**EXERCISE OBJECTIVE:** Find every line with the word "this". Copy those lines.

**DATA PROVIDED:**
start

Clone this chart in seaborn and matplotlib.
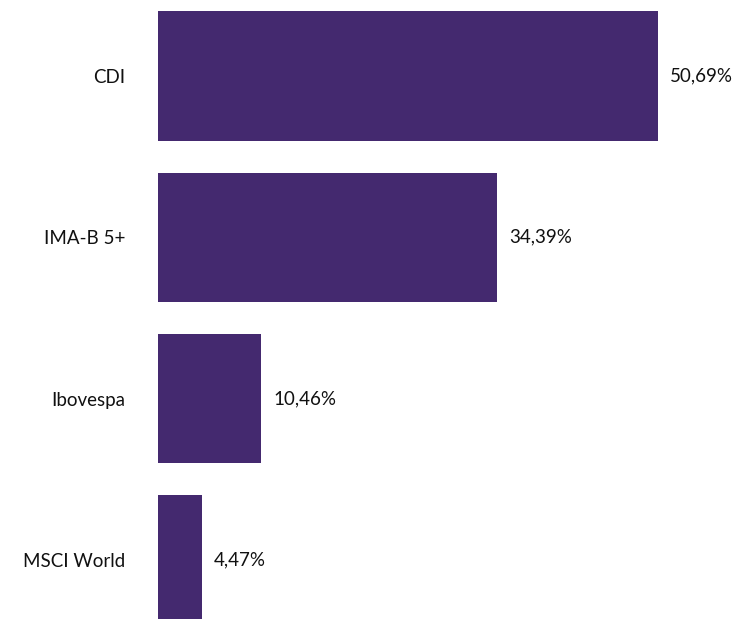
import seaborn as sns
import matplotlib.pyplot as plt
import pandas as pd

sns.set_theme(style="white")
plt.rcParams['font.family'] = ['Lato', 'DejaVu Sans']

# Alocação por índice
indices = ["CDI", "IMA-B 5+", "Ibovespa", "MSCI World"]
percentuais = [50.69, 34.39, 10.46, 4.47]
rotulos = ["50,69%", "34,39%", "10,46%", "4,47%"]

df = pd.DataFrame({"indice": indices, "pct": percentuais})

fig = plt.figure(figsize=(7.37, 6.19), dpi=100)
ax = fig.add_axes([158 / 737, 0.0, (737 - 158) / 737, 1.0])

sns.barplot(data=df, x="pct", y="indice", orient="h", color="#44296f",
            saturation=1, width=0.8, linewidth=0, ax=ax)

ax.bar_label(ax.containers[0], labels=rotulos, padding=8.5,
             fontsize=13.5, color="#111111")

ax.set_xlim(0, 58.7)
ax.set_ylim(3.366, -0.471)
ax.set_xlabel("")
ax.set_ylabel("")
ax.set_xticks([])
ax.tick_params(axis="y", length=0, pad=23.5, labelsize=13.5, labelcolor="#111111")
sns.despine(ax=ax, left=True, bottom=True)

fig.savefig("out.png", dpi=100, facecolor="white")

end
start

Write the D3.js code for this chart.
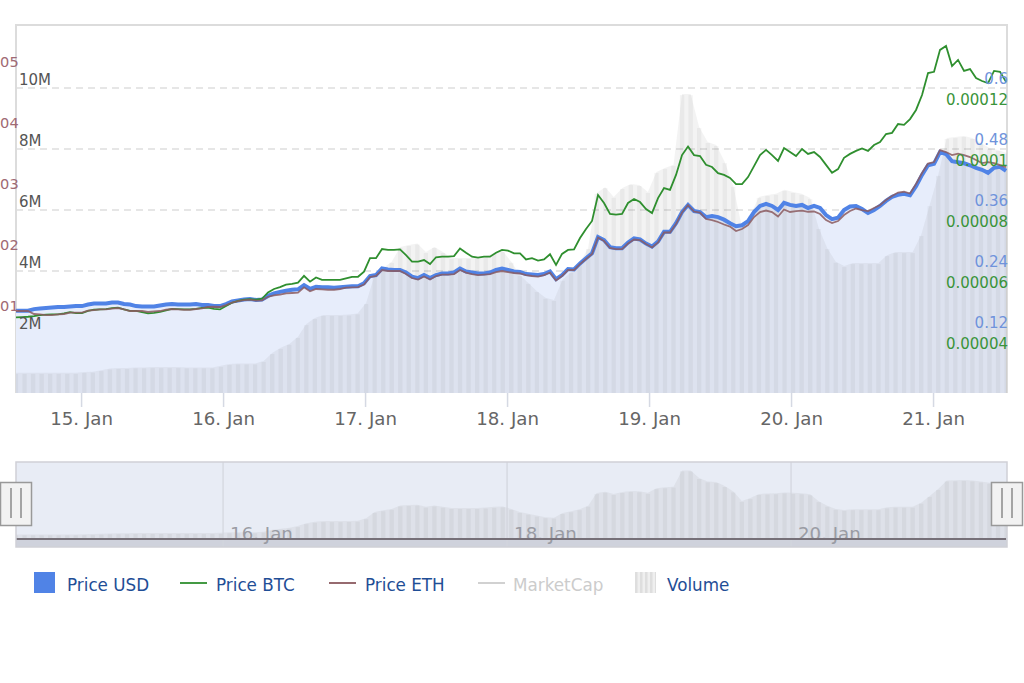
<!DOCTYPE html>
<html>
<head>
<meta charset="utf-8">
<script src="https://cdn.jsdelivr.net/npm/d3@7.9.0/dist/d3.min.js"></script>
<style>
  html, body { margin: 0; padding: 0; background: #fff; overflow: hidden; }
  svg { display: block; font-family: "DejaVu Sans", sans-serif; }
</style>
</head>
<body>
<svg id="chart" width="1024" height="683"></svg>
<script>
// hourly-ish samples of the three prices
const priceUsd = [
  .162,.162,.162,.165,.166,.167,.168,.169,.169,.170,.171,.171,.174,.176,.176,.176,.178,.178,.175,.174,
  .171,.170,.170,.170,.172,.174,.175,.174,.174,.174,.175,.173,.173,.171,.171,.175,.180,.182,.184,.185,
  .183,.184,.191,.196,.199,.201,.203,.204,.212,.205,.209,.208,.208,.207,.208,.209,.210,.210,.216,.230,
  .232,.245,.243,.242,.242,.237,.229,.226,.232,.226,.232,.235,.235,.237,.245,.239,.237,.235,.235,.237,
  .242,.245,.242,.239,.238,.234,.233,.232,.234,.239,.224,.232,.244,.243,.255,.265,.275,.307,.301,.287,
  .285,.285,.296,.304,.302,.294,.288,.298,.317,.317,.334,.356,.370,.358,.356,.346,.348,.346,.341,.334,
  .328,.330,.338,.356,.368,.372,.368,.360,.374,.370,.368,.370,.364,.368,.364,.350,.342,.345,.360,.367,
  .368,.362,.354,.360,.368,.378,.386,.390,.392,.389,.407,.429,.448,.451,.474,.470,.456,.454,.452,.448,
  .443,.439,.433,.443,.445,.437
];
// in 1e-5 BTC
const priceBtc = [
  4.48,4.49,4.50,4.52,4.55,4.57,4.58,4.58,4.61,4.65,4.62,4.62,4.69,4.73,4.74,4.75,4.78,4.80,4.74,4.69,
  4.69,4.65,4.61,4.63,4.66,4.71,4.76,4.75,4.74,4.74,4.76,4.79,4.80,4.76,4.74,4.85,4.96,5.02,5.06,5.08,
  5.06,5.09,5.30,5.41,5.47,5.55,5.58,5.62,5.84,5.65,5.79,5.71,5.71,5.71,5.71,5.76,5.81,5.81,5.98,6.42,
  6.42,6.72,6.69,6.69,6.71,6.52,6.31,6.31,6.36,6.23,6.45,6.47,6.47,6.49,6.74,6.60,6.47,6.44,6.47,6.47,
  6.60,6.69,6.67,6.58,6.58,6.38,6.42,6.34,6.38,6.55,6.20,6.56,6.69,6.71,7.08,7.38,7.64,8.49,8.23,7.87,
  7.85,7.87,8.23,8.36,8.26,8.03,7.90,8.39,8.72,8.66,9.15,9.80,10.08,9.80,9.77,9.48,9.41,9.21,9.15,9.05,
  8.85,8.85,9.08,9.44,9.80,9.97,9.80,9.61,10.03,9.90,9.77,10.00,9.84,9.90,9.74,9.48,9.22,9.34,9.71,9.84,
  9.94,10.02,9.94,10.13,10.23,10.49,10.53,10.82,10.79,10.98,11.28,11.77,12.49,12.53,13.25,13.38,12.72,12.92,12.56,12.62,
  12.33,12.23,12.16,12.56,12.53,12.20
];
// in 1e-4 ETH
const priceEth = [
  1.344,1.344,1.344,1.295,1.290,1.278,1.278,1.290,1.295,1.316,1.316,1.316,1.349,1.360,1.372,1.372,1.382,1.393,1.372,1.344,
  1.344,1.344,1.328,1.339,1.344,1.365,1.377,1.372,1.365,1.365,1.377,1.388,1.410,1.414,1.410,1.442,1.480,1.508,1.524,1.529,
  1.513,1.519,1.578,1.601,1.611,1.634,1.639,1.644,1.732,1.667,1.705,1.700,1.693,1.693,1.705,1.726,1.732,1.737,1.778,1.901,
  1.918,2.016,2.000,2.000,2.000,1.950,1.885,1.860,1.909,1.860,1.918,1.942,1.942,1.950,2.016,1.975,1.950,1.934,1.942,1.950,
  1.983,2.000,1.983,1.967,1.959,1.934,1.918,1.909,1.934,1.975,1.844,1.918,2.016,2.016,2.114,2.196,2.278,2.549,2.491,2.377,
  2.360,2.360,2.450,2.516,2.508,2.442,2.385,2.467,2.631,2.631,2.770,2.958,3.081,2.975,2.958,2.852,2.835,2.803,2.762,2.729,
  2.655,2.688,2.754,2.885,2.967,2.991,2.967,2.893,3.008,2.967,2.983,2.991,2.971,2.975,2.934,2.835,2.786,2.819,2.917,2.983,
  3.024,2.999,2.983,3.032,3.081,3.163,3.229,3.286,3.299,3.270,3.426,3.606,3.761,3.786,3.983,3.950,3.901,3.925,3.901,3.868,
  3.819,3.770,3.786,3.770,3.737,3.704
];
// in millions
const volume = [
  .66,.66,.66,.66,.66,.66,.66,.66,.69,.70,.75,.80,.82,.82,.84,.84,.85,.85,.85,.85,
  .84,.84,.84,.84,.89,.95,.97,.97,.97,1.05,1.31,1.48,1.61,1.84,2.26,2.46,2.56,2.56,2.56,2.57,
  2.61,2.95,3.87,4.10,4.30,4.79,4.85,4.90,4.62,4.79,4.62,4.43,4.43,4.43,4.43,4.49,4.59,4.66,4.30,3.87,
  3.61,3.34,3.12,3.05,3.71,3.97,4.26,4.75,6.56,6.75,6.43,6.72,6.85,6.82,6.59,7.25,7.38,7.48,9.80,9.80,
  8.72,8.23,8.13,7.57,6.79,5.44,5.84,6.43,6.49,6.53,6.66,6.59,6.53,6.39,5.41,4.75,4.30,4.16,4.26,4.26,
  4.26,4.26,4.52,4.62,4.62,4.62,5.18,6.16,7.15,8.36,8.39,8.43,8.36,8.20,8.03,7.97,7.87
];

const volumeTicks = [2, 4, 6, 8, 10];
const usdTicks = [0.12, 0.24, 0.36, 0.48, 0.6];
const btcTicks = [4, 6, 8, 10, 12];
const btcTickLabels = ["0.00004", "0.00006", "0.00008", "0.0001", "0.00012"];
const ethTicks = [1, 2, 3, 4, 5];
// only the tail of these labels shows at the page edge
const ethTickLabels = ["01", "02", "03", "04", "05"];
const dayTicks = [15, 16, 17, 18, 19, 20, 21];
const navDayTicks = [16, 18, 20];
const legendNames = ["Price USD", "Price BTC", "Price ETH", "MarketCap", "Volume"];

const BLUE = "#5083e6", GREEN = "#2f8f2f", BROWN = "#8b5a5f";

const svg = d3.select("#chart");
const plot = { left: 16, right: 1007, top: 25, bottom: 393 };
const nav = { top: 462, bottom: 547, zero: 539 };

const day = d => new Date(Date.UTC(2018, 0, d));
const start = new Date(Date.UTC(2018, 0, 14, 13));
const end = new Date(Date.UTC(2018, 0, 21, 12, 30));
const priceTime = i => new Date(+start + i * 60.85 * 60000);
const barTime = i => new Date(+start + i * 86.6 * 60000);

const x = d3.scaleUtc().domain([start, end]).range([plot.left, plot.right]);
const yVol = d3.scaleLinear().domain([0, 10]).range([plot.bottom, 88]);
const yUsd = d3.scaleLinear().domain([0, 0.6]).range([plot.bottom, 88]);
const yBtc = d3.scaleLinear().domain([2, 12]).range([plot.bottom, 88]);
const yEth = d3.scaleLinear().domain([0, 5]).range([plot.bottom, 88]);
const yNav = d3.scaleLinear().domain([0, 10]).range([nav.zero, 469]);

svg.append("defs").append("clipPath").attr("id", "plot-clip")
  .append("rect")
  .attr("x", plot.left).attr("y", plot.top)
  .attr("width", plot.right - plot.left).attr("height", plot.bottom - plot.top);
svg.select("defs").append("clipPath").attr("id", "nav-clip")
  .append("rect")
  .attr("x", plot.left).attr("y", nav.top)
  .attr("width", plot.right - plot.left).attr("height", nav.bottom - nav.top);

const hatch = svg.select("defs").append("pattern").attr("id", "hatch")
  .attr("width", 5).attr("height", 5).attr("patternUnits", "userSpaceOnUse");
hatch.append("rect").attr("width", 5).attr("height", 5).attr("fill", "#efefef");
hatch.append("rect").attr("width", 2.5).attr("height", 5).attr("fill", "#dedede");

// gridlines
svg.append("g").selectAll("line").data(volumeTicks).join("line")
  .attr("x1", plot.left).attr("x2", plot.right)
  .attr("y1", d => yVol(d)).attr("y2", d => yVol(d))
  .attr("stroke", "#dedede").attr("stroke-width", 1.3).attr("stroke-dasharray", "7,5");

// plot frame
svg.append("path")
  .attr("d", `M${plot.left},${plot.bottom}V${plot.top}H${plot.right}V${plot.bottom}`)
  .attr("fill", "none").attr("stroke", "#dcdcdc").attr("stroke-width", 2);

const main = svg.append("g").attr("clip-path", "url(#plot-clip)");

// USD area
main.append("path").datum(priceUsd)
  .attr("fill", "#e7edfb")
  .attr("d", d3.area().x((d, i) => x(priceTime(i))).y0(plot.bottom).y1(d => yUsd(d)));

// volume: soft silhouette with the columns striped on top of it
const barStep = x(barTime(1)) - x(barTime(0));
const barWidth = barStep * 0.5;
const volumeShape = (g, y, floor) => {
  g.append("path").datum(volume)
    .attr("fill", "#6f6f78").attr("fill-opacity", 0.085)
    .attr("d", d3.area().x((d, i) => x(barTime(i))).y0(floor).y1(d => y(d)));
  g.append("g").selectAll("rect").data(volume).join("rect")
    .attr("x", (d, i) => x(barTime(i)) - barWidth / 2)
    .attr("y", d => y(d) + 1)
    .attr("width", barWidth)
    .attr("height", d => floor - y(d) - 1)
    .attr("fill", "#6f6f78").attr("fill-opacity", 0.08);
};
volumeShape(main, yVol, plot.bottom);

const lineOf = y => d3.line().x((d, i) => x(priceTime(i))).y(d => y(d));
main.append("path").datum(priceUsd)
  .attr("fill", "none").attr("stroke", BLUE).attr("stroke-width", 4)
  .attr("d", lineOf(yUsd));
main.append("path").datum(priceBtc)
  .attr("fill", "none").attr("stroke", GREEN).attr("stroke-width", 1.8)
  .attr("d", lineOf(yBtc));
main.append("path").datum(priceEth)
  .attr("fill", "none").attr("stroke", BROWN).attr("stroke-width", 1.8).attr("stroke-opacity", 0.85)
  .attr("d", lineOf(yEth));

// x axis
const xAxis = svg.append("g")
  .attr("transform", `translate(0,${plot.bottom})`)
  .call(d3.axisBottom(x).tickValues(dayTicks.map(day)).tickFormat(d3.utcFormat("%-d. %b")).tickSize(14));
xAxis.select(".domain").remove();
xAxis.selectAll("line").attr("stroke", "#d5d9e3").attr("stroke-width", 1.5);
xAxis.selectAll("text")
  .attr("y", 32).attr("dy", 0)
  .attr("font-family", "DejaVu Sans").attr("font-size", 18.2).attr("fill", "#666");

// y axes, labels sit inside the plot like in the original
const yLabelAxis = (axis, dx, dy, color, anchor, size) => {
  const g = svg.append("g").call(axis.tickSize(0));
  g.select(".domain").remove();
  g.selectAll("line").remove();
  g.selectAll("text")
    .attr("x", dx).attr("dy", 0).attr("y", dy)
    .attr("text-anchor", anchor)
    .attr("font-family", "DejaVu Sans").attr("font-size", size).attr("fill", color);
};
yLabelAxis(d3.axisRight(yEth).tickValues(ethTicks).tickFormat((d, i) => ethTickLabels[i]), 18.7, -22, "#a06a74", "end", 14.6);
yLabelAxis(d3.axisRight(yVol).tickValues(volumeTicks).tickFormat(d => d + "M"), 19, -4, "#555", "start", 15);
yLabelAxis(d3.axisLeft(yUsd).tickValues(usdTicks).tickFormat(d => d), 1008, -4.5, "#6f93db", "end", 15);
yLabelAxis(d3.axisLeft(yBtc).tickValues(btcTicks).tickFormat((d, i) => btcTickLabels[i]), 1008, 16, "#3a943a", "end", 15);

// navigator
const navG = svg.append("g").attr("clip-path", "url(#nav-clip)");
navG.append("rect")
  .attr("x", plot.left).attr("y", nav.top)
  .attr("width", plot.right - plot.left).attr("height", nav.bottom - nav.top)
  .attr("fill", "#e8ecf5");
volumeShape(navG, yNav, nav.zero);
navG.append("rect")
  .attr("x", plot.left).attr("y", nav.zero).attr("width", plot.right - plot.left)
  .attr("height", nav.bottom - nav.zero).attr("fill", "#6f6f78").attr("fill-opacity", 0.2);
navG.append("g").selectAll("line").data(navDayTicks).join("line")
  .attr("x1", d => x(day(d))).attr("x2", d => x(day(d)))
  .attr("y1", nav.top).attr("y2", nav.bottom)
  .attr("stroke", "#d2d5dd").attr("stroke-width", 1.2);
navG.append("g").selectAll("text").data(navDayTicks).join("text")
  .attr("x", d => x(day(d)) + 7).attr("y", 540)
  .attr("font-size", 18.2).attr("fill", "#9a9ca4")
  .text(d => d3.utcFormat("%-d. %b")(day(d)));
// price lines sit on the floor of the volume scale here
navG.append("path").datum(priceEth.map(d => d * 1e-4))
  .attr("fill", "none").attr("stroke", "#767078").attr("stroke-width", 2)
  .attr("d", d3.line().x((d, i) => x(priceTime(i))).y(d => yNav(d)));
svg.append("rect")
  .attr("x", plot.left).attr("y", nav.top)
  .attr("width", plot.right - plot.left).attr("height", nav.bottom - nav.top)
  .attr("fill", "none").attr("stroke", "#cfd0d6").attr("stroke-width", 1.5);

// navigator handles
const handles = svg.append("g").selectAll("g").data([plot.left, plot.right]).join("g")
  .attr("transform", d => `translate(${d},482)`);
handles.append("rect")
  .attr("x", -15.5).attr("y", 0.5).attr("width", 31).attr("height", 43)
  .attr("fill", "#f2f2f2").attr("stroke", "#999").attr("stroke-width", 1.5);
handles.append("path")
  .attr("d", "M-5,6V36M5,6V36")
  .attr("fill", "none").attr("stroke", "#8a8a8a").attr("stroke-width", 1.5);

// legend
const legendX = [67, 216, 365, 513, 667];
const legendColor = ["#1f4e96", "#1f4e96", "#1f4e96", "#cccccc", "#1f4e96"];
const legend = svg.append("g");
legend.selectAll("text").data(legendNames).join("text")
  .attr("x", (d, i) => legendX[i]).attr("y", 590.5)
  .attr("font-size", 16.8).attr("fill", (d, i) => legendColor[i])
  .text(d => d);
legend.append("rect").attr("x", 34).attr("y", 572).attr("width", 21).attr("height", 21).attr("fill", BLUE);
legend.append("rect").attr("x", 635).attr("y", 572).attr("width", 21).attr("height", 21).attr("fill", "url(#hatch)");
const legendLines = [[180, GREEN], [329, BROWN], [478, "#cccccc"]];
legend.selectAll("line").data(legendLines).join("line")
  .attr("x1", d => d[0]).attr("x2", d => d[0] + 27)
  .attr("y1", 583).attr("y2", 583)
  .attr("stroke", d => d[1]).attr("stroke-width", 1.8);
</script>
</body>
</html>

end

**RIGHT ANSWER:**
Clone this chart in seaborn and matplotlib.
Write the D3.js code for this chart.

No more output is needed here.